- Records for the exercise
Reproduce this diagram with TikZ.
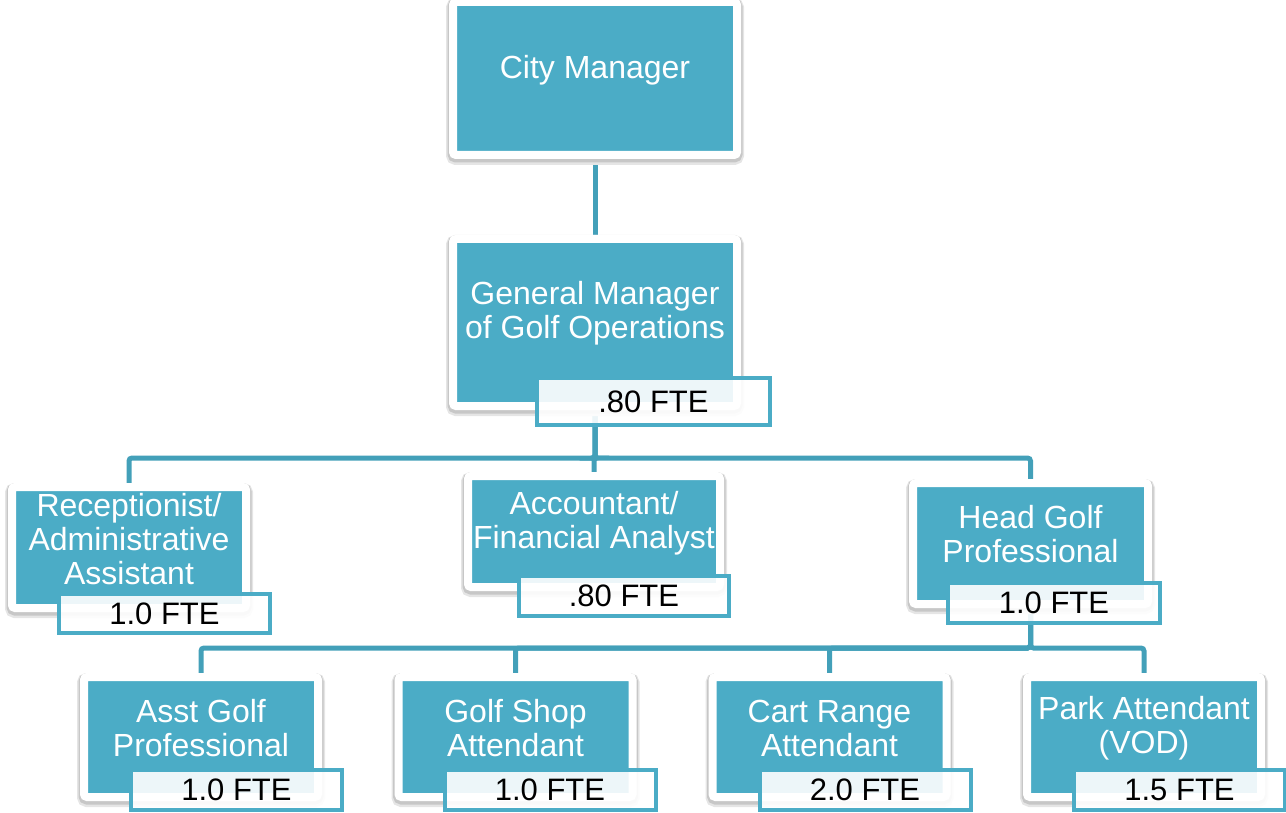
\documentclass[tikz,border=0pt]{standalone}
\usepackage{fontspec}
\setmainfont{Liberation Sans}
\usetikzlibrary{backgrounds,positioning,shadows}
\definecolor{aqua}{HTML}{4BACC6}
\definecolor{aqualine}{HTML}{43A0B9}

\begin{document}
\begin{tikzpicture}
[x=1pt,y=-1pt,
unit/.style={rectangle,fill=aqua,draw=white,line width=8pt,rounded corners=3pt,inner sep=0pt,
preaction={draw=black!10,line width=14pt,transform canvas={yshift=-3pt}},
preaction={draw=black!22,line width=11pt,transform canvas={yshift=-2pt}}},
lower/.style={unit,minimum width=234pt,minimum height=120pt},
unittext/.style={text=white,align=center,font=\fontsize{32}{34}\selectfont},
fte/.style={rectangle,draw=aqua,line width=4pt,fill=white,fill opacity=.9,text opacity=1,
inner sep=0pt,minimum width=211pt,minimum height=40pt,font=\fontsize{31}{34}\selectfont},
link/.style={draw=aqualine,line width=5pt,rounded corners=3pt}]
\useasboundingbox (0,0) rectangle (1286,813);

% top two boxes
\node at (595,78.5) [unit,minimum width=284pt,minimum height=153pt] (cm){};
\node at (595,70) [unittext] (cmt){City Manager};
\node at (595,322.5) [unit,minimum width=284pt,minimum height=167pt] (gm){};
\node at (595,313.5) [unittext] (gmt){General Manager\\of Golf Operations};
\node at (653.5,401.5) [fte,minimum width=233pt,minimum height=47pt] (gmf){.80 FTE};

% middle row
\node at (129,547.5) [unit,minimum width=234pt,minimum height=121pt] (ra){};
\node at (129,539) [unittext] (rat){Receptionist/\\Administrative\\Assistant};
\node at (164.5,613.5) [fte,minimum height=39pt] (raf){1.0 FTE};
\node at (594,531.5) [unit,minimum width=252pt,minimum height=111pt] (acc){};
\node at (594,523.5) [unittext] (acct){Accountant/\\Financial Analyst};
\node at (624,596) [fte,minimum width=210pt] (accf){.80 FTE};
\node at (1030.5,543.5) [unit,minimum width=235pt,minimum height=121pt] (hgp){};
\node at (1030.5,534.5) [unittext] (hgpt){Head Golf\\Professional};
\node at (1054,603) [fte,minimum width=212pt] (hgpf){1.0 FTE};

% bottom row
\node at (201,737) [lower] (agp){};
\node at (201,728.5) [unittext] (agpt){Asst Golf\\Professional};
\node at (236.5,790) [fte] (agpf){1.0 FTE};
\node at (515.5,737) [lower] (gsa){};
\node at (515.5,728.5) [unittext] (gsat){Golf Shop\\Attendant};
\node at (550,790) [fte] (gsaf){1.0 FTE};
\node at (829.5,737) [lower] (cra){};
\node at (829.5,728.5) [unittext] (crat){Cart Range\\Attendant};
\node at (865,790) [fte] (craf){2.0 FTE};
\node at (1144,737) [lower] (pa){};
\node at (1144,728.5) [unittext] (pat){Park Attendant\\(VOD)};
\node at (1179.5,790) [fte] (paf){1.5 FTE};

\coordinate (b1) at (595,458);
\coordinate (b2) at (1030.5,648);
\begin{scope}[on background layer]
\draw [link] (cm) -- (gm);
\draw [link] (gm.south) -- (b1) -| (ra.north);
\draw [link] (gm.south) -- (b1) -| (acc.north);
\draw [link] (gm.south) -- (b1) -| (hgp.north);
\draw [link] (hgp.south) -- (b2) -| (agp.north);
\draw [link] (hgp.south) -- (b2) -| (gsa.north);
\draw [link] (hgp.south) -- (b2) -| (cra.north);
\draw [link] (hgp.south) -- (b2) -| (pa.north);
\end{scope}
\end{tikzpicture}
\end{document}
--
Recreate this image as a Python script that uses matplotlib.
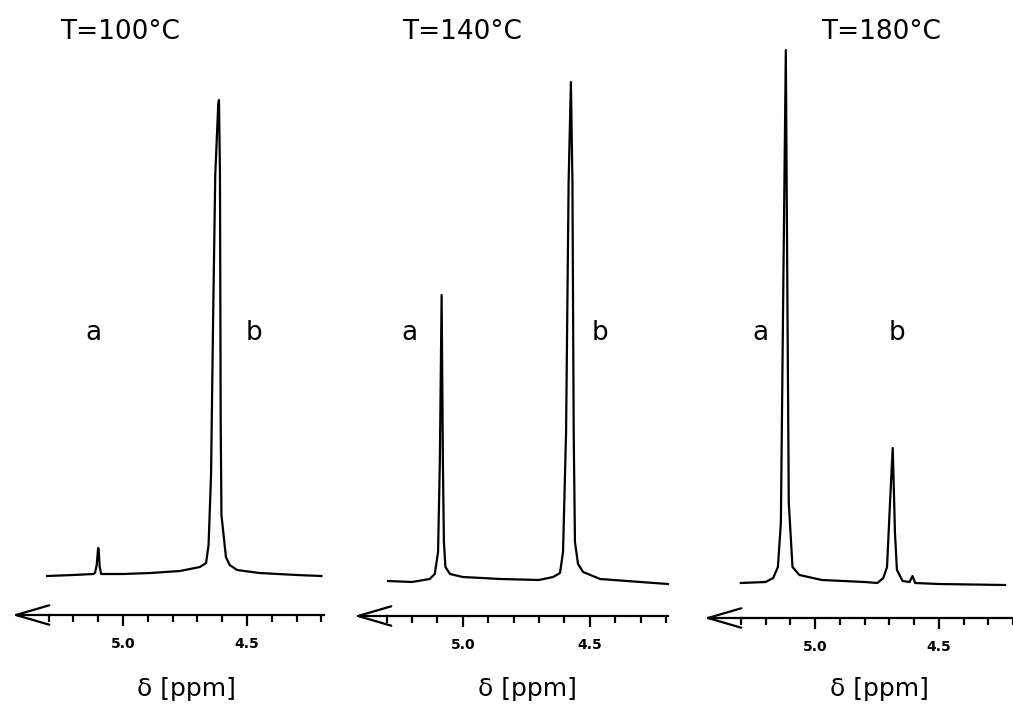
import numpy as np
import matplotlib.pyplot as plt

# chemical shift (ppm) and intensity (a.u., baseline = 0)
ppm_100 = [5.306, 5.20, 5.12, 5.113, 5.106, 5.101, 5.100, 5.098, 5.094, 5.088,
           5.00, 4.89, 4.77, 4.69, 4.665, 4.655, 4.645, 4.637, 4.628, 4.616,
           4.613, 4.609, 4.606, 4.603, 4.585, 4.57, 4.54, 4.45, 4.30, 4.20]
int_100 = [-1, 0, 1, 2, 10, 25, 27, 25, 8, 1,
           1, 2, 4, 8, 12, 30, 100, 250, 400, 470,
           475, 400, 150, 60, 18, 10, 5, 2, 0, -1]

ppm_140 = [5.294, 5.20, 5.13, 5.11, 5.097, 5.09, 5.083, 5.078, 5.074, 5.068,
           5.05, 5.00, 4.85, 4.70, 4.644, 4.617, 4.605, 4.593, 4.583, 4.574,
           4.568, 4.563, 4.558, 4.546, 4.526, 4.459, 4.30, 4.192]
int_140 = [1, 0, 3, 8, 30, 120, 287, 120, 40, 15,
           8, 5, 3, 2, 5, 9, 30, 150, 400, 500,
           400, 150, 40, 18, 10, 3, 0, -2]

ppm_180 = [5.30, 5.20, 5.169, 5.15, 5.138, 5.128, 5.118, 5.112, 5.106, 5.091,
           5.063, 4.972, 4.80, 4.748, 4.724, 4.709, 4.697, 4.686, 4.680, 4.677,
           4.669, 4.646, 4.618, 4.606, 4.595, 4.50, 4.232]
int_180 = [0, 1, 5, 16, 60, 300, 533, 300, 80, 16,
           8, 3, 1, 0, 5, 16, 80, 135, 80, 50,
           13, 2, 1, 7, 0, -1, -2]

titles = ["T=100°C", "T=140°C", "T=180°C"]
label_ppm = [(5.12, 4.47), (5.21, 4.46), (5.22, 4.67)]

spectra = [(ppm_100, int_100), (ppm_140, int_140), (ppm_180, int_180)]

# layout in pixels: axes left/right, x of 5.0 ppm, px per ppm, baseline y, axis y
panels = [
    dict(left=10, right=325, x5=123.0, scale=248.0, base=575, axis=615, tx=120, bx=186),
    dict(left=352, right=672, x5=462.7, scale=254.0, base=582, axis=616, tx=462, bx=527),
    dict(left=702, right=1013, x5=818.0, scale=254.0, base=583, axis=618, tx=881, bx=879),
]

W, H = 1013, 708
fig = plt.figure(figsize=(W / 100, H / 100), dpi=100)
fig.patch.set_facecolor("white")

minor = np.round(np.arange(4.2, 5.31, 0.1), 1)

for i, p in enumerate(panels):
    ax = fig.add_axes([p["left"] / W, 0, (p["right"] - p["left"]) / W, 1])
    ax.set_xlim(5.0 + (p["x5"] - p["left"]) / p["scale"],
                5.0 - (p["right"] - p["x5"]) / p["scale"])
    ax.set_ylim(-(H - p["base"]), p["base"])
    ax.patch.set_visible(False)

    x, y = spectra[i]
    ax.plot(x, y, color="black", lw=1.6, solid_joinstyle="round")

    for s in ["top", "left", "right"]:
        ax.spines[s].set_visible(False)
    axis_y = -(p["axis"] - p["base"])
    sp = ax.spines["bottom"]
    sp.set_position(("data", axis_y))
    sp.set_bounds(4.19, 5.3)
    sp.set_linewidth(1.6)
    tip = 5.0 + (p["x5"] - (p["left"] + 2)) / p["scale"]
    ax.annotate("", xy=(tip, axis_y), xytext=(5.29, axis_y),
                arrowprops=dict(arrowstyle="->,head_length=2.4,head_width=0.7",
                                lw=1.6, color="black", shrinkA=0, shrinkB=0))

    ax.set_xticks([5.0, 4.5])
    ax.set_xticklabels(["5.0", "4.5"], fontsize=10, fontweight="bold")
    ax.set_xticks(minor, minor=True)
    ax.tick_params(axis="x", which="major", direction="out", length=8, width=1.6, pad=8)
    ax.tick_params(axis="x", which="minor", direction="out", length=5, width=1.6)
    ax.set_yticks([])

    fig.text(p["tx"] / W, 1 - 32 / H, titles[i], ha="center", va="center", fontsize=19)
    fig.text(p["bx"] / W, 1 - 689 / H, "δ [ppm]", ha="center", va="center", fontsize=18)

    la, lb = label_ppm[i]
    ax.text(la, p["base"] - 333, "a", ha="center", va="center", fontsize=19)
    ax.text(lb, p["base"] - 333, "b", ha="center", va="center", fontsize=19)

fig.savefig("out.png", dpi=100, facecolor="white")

- Task description
Above are some entries. Restate word for word the lines from the one holding "Reproduce this diagram with TikZ." through the one holding "at (1054,603) [fte,minimum", but not the pictures.

- Task result
Reproduce this diagram with TikZ.
\documentclass[tikz,border=0pt]{standalone}
\usepackage{fontspec}
\setmainfont{Liberation Sans}
\usetikzlibrary{backgrounds,positioning,shadows}
\definecolor{aqua}{HTML}{4BACC6}
\definecolor{aqualine}{HTML}{43A0B9}

\begin{document}
\begin{tikzpicture}
[x=1pt,y=-1pt,
unit/.style={rectangle,fill=aqua,draw=white,line width=8pt,rounded corners=3pt,inner sep=0pt,
preaction={draw=black!10,line width=14pt,transform canvas={yshift=-3pt}},
preaction={draw=black!22,line width=11pt,transform canvas={yshift=-2pt}}},
lower/.style={unit,minimum width=234pt,minimum height=120pt},
unittext/.style={text=white,align=center,font=\fontsize{32}{34}\selectfont},
fte/.style={rectangle,draw=aqua,line width=4pt,fill=white,fill opacity=.9,text opacity=1,
inner sep=0pt,minimum width=211pt,minimum height=40pt,font=\fontsize{31}{34}\selectfont},
link/.style={draw=aqualine,line width=5pt,rounded corners=3pt}]
\useasboundingbox (0,0) rectangle (1286,813);

% top two boxes
\node at (595,78.5) [unit,minimum width=284pt,minimum height=153pt] (cm){};
\node at (595,70) [unittext] (cmt){City Manager};
\node at (595,322.5) [unit,minimum width=284pt,minimum height=167pt] (gm){};
\node at (595,313.5) [unittext] (gmt){General Manager\\of Golf Operations};
\node at (653.5,401.5) [fte,minimum width=233pt,minimum height=47pt] (gmf){.80 FTE};

% middle row
\node at (129,547.5) [unit,minimum width=234pt,minimum height=121pt] (ra){};
\node at (129,539) [unittext] (rat){Receptionist/\\Administrative\\Assistant};
\node at (164.5,613.5) [fte,minimum height=39pt] (raf){1.0 FTE};
\node at (594,531.5) [unit,minimum width=252pt,minimum height=111pt] (acc){};
\node at (594,523.5) [unittext] (acct){Accountant/\\Financial Analyst};
\node at (624,596) [fte,minimum width=210pt] (accf){.80 FTE};
\node at (1030.5,543.5) [unit,minimum width=235pt,minimum height=121pt] (hgp){};
\node at (1030.5,534.5) [unittext] (hgpt){Head Golf\\Professional};
\node at (1054,603) [fte,minimum width=212pt] (hgpf){1.0 FTE};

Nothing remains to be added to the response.